Unexpected partly dramatic temperature dependences were registered for the basic tunnel parameters used to characterize a Josephson junction. Measurements of the magnetic field variation of the microwave-power reflection, i.e., a mapping of the Josephson plasma resonance, enabled determinations of the rf small-voltage resistance RJ, the cosφ amplitude ζ, and the effective junction capacitance C in both Pb-O-Pb and PbTl-O-Pb junctions. The uncertainties in the parameter values are large, particularly in the low temperature values of ζ, for which we confirm earlier estimates of ζ, but as the superconducting transition temperature Tc is approached, ζ increases rapidly and goes through a positive maximum close to +1 before it decreases towards zero at Tc.
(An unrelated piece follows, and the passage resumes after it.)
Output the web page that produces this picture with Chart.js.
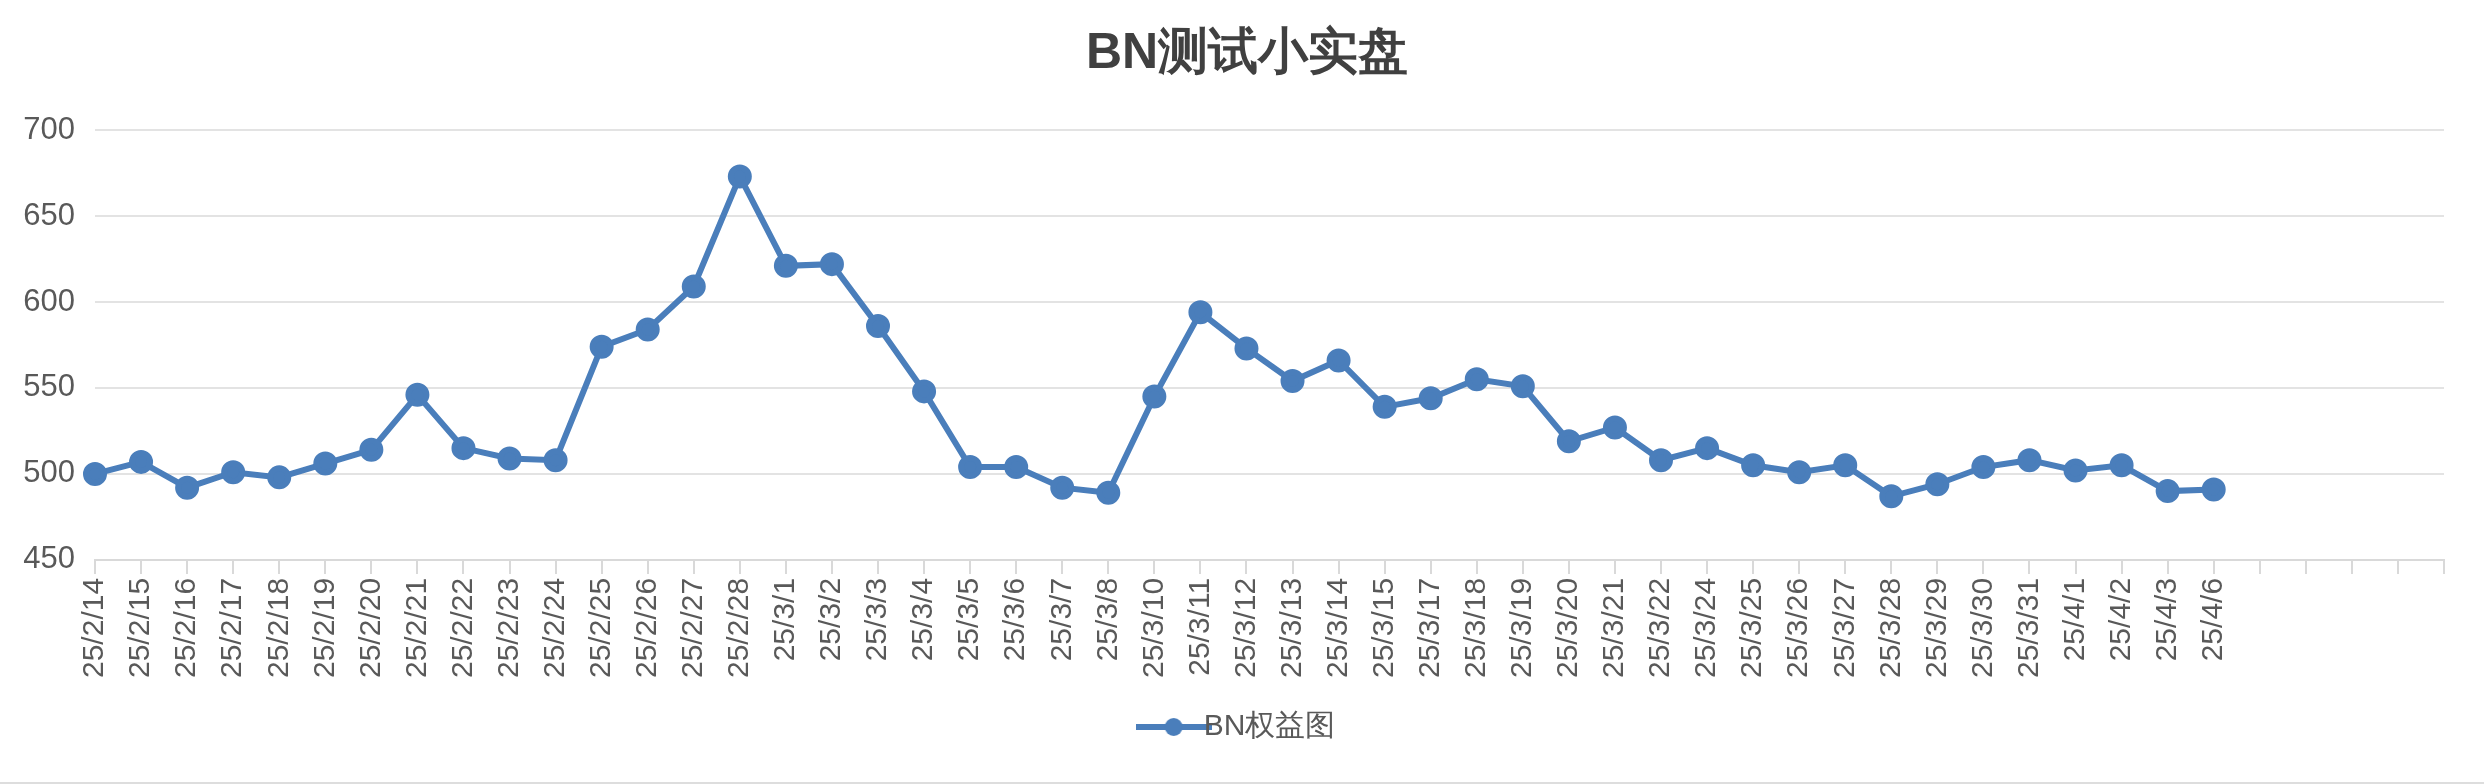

Also, RJ displays a pronounced maximum in the same temperature interval; it decreases rapidly within a narrow range below the temperature of the maximum before it again increases slowly well below Tc. The location in temperature for the two maxima depends upon the barrier via the critical current density, but seems to be material independent. Well below Tc, the ratios of RJ to the normal-state tunnel resistance are also affected by the barrier transmission. These latter properties seem hard to explain within a model based only on the relaxation of the order parameters in the superconductors. A considerable decrease in C close to Tc can be explained by temperature-dependent surface losses in the junction electrodes. The Q-value associated with these could be determined as a function of temperature. In accordance with previous measurements, the Josephson current IJ is reduced at low temperature in small high-resistance tunnel junctions. Smaller deviations in IJ from theoretical estimates can be explained by strong coupling effects.